Donald Trump (file photo)

Donald Trump (file photo)

Republican candidate Donald Trump tonight said “the gloves are a little bit off” now in the presidential race. Trump described Marco Rubio, a rising Republican rival, as “not tough enough to be president,” but Trump’s biggest rhetorical punches were aimed at Ben Carson, the competitor who has passed Trump in recent Iowa polls.

“People now are getting a little rambunctious and that’s a good thing,” Trump said at the start of a two-hour appearance before a big crowd in Fort Dodge. “…We will talk about…some of the different candidates.”

Trump suggested Carson is “an enigma” and, while Trump warned the audience there is “no cure” to the “pathological” temper Carson has said he had as a destitute teenager in Detroit, Trump also cast doubt on Carson’s account of trying to hit his mother and stab a friend before his religious conversion.

“How stupid are the people of Iowa?”  Trump asked the crowd. “How stupid are the people of this country to believe this crap?”

Trump called Rubio “weak…like a baby” on the issue of immigration. Trump has proposed sending undocumented immigrants back to their home countries and he warned the U.S. economy will suffer if they’re allowed to stay.

“If you cross the United States border illegally you get a job, you get a driver’s license — you know that’s true, you get food stamps, you get a place to live, you get health care, housing, child benefits and, in many cases, education,” Trump said. “You wonder why we’re a debtor nation. You wonder why our country’s going to hell. You look at that.”

Trump also blasted commentators who’ve said he turned in a “low key” performance in Tuesday night’s prime-time debate.

“I say, ‘Low key?’ I’m screaming at Kasich, right?” Trump said, to laughter and scattered applause the grew louder as he continued. “I’m telling Carly whatever-the-hell-her-name-is Fiorina, I’m saying: ‘Will you stop cutting in?’ No, everybody that talked, she cuts in, cuts in. You know, I’m raising my hand. I’m trying to be a gentleman.”

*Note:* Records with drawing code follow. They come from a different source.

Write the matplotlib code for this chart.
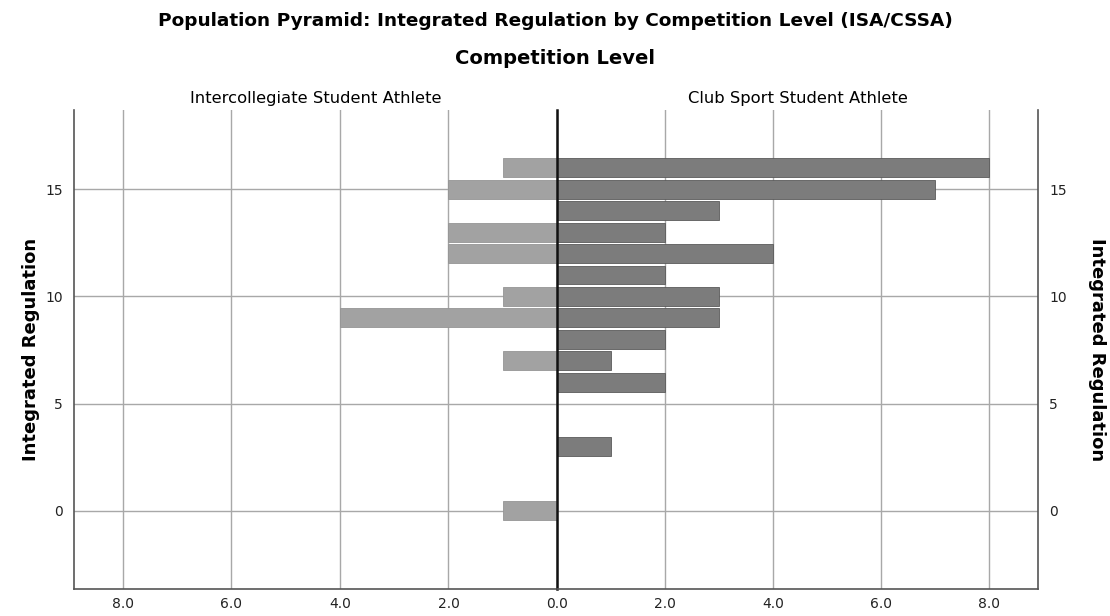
import matplotlib
matplotlib.use("Agg")
import matplotlib.pyplot as plt

# ── Data ──────────────────────────────────────────────────────────────────────
isa_levels = [16, 15, 13, 12, 10, 9, 7, 0]
isa_counts = [1, 2, 2, 2, 1, 4, 1, 1]

cssa_levels = [16, 15, 14, 13, 12, 11, 10, 9, 8, 7, 6, 3]
cssa_counts = [8, 7, 3, 2, 4, 2, 3, 3, 2, 1, 2, 1]

x_ticks = [0, 2, 4, 6, 8]
y_ticks = [0, 5, 10, 15]

LIGHT = "#a2a2a2"
DARK = "#7c7c7c"
GRID = "#a8a8a8"
SPINE = "#555555"

# ── Layout ────────────────────────────────────────────────────────────────────
fig = plt.figure(figsize=(11.1, 6.16), dpi=100)
ax_l = fig.add_axes([74 / 1110, 1 - 589 / 616, (557 - 74) / 1110, (589 - 110) / 616])
ax_r = fig.add_axes([557 / 1110, 1 - 589 / 616, (1038 - 557) / 1110, (589 - 110) / 616])

XMAX = 8.9
YLIM = (-3.65, 18.7)

for ax in (ax_l, ax_r):
    ax.set_ylim(*YLIM)
    ax.set_yticks(y_ticks)
    ax.set_xticks(x_ticks)
    ax.set_axisbelow(True)
    ax.grid(True, color=GRID, linewidth=1)
    ax.spines["top"].set_visible(False)
    ax.tick_params(length=0, labelsize=10, colors="#222222", pad=6)
    for s in ax.spines.values():
        s.set_color(SPINE)
        s.set_linewidth(1.2)

# only one "0.0" under the centre line
ax_l.set_xticklabels(["" if v == 0 else f"{v:.1f}" for v in x_ticks])
ax_r.set_xticklabels([f"{v:.1f}" for v in x_ticks])

# left panel (mirrored)
ax_l.barh(isa_levels, isa_counts, height=0.88, color=LIGHT,
          edgecolor="#959595", linewidth=0.6)
ax_l.set_xlim(XMAX, 0)
ax_l.spines["right"].set_visible(False)
ax_l.tick_params(axis="y", pad=8)

# right panel
ax_r.barh(cssa_levels, cssa_counts, height=0.88, color=DARK,
          edgecolor="#5a5a5a", linewidth=0.6)
ax_r.set_xlim(0, XMAX)
ax_r.spines["left"].set_color("#111111")
ax_r.spines["left"].set_linewidth(1.8)
ax_r.yaxis.tick_right()
ax_r.tick_params(axis="y", pad=8)

ax_l.set_ylabel("Integrated Regulation", fontsize=13, fontweight="bold", labelpad=4)
ax_r.yaxis.set_label_position("right")
ax_r.set_ylabel("Integrated Regulation", fontsize=13, fontweight="bold",
                rotation=-90, labelpad=28)

ax_l.set_title("Intercollegiate Student Athlete", fontsize=11.8, pad=5)
ax_r.set_title("Club Sport Student Athlete", fontsize=11.8, pad=5)

fig.text(0.5, 1 - 21 / 616,
         "Population Pyramid: Integrated Regulation by Competition Level (ISA/CSSA)",
         ha="center", va="center", fontsize=13.3, fontweight="bold")
fig.text(0.5, 1 - 58 / 616, "Competition Level", ha="center", va="center",
         fontsize=14, fontweight="bold")

fig.savefig("out.png", dpi=100)
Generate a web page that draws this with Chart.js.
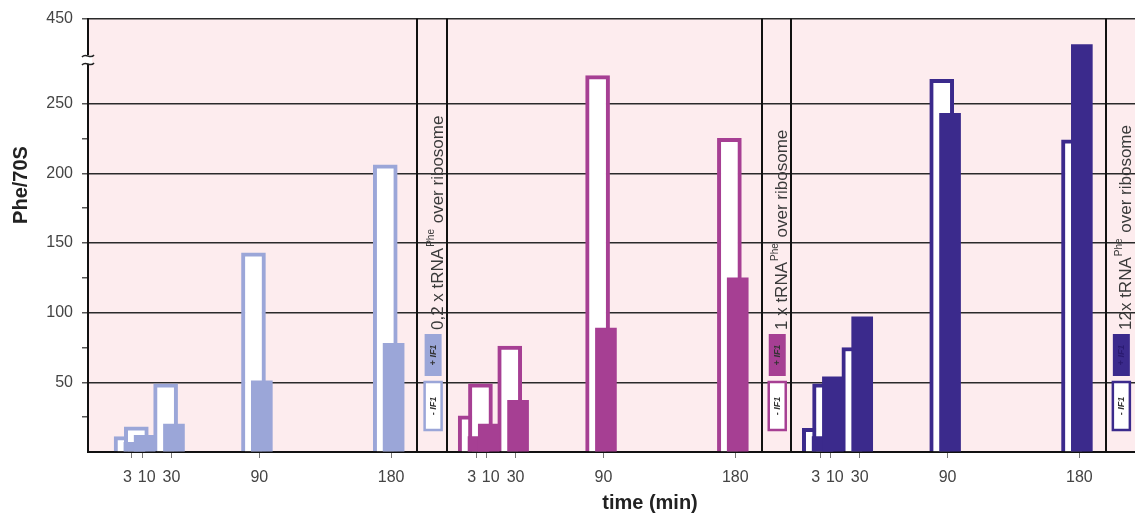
<!DOCTYPE html>
<html>
<head>
<meta charset="utf-8">
<script src="https://cdn.jsdelivr.net/npm/chart.js@4.4.1/dist/chart.umd.min.js"></script>
<style>
body { margin: 0; background: #fff; }
#wrap { width: 1135px; height: 515px; }
</style>
</head>
<body>
<div id="wrap"><canvas id="myChart"></canvas></div>
<script>
// sampling times (min), same for all three panels
const times = [3, 10, 30, 90, 180];
// tRNA ratio of each panel (text of the side legends)
const panels = ['0,2 x tRNA', '1 x tRNA', '12x tRNA'];
// Phe/70S without IF1 (open bars)
const minusIF1 = [
	[11, 18, 49, 143, 206],
	[26, 49, 76, 316, 225],
	[17, 49, 75, 307, 224]
];
// Phe/70S with IF1 (filled bars)
const plusIF1 = [
	[7, 12, 20, 51, 78],
	[11, 20, 37, 89, 125],
	[11, 54, 97, 243, 389]
];
const yTicks = [50, 100, 150, 200, 250, 450];

const colors = ['#9ba6d8', '#a63f93', '#3b2a8c'];
const pink = '#fdecee';
const panelShift = 235;   // x units between panels
const openShift = -4;     // open bar left of the tick
const fillShift = 1.7;    // filled bar right of the tick

// axis break: above 250 the scale is squeezed so 450 sits at the top
const breakAt = 250;
const squeeze = 61 / 200;
function squash(v) {
	return v <= breakAt ? v : breakAt + (v - breakAt) * squeeze;
}

Chart.defaults.font.family = "'Liberation Sans', Arial, sans-serif";

const datasets = [];
panels.forEach((p, k) => {
	datasets.push({
		data: times.map((t, i) => ({ x: k * panelShift + t + openShift, y: squash(minusIF1[k][i]) })),
		backgroundColor: '#ffffff',
		borderColor: colors[k],
		borderWidth: 4,
		borderSkipped: 'bottom',
		barThickness: 24,
		grouped: false,
		order: 2
	});
	datasets.push({
		data: times.map((t, i) => ({ x: k * panelShift + t + fillShift, y: squash(plusIF1[k][i]) })),
		backgroundColor: colors[k],
		borderWidth: 0,
		barThickness: 21,
		grouped: false,
		order: 1
	});
});

const xTickValues = [];
panels.forEach((p, k) => times.forEach(t => xTickValues.push(k * panelShift + t)));

const yTickValues = [];
for (let v = 0; v <= breakAt; v += 25) yTickValues.push(v);
yTickValues.push(squash(450));

function isMajor(v) {
	return yTicks.some(t => Math.abs(squash(t) - v) < 0.01);
}

const decor = {
	id: 'decor',
	beforeDraw(chart) {
		const { ctx, chartArea: a } = chart;
		ctx.save();
		ctx.fillStyle = pink;
		ctx.fillRect(a.left, a.top, a.right - a.left, a.bottom - a.top);
		ctx.restore();
	},
	beforeDatasetsDraw(chart) {
		const { ctx, chartArea: a, scales: { x } } = chart;
		ctx.save();
		ctx.strokeStyle = '#111';
		ctx.lineWidth = 2;
		panels.forEach((p, k) => {
			[198, 218].forEach(u => {
				const px = Math.round(x.getPixelForValue(k * panelShift + u));
				if (px >= a.right - 2) return;
				ctx.beginPath();
				ctx.moveTo(px, a.top);
				ctx.lineTo(px, a.bottom);
				ctx.stroke();
			});
		});
		ctx.restore();
	},
	afterDraw(chart) {
		const { ctx, chartArea: a, scales: { x } } = chart;
		const fam = Chart.defaults.font.family;

		// side legends, written bottom to top
		panels.forEach((p, k) => {
			const x0 = x.getPixelForValue(k * panelShift + 198);
			const x1 = Math.min(a.right, x.getPixelForValue(k * panelShift + 218));
			const cx = (x0 + x1) / 2 + 1;
			ctx.save();
			ctx.translate(cx, 430);
			ctx.rotate(-Math.PI / 2);
			// - IF1 box
			ctx.fillStyle = '#fff';
			ctx.fillRect(0, -8.5, 48, 17);
			ctx.strokeStyle = colors[k];
			ctx.lineWidth = 2.5;
			ctx.strokeRect(0, -8.5, 48, 17);
			ctx.font = 'italic bold 9px ' + fam;
			ctx.textAlign = 'center';
			ctx.textBaseline = 'middle';
			ctx.fillStyle = '#333';
			ctx.fillText('- IF1', 24, 0);
			// + IF1 box
			ctx.fillStyle = colors[k];
			ctx.fillRect(54, -8.5, 42, 17);
			ctx.fillStyle = k === 2 ? '#2a1a70' : '#333';
			ctx.fillText('+ IF1', 75, 0);
			// ratio text with superscript
			ctx.textAlign = 'left';
			ctx.textBaseline = 'alphabetic';
			ctx.fillStyle = '#3a3a3a';
			let u = 100;
			ctx.font = '17px ' + fam;
			ctx.fillText(p, u, 10);
			u += ctx.measureText(p).width + 1;
			ctx.font = '10px ' + fam;
			ctx.fillText('Phe', u, 1);
			u += ctx.measureText('Phe').width + 1;
			ctx.font = '17px ' + fam;
			ctx.fillText(' over ribosome', u, 10);
			ctx.restore();
		});

		// break mark on the y axis
		ctx.save();
		ctx.fillStyle = '#fff';
		ctx.fillRect(84, 55, 8, 9);
		ctx.strokeStyle = '#222';
		ctx.lineWidth = 1.5;
		[55, 63].forEach(yy => {
			ctx.beginPath();
			ctx.moveTo(82, yy + 2);
			ctx.bezierCurveTo(86, yy - 3, 90, yy + 5, 94, yy);
			ctx.stroke();
		});
		ctx.restore();

		// axis titles
		ctx.save();
		ctx.fillStyle = '#222';
		ctx.font = 'bold 20px ' + fam;
		ctx.textAlign = 'center';
		ctx.textBaseline = 'middle';
		ctx.fillText('time (min)', 650, 503);
		ctx.translate(21, 185);
		ctx.rotate(-Math.PI / 2);
		ctx.fillText('Phe/70S', 0, 0);
		ctx.restore();
	}
};

const ctx = document.getElementById('myChart');
const myChart = new Chart(ctx, {
	type: 'bar',
	data: { datasets },
	plugins: [decor],
	options: {
		responsive: true,
		maintainAspectRatio: false,
		animation: false,
		layout: { padding: { top: 13, right: 0, left: 0, bottom: 0 } },
		plugins: {
			legend: { display: false },
			tooltip: { enabled: false }
		},
		scales: {
			x: {
				type: 'linear',
				min: -27,
				max: 688,
				offset: false,
				z: 1,
				afterBuildTicks: s => { s.ticks = xTickValues.map(v => ({ value: v })); },
				afterFit: s => { s.height = 63; },
				grid: {
					offset: false,
					drawOnChartArea: false,
					drawTicks: true,
					tickLength: 6,
					tickColor: '#777',
					tickWidth: 1
				},
				border: { color: '#111', width: 2 },
				ticks: {
					autoSkip: false,
					maxRotation: 0,
					minRotation: 0,
					padding: 10,
					color: '#444',
					font: { size: 16 },
					callback: v => {
						const t = Math.round(v) % panelShift;
						if (t === 3) return '3  ';
						if (t === 10) return '  10';
						return String(t);
					}
				}
			},
			y: {
				type: 'linear',
				min: 0,
				max: squash(450),
				afterBuildTicks: s => { s.ticks = yTickValues.map(v => ({ value: v })); },
				afterFit: s => { s.width = 88; },
				grid: {
					color: c => (c.tick && c.tick.value > 0 && isMajor(c.tick.value)) ? '#2a2a2a' : 'rgba(0,0,0,0)',
					lineWidth: 1.5,
					tickColor: c => (c.tick && c.tick.value > 0) ? '#555' : 'rgba(0,0,0,0)',
					tickLength: 6,
					tickWidth: 1.5
				},
				border: { color: '#111', width: 2 },
				ticks: {
					autoSkip: false,
					padding: 9,
					color: '#444',
					font: { size: 16 },
					callback: v => {
						if (v <= 0 || !isMajor(v)) return '';
						const t = yTicks.find(y => Math.abs(squash(y) - v) < 0.01);
						return String(t);
					}
				}
			}
		}
	}
});
</script>
</body>
</html>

Trump at one point asked if anyone in the crowd had a copy of his newest book.  A man near the front handed Trump his copy of “Crippled America” and Trump used it as a stage prop for a while before signing the book and handing it back.  After describing the frowning photo on the book’s cover, Trump told the crowd it was time to get “mean” to get the country back on track.

“The message in a certain way is: ‘We’re just not going to take this anymore,'” Trump said, to cheers.

Carly Fiorina, Chris Christie and Rand Paul also campaigned in Iowa today.

Fiorina responded directly to Trump this evening via Twitter.

“Donald, sorry, I’ve got to interrupt again. You would know something about pathological,” she wrote. “…Anyone can turn a multi-million dollar inheritance into more money, but all the money in the world won’t make you as smart as Ben Carson.”

Earlier today Christie told a crowd in eastern Iowa that Trump had tapped into the “complete anger” voters have toward Washington. Christie also joked that it was “exhausting” to be around Trump because Trump talks about himself all the time.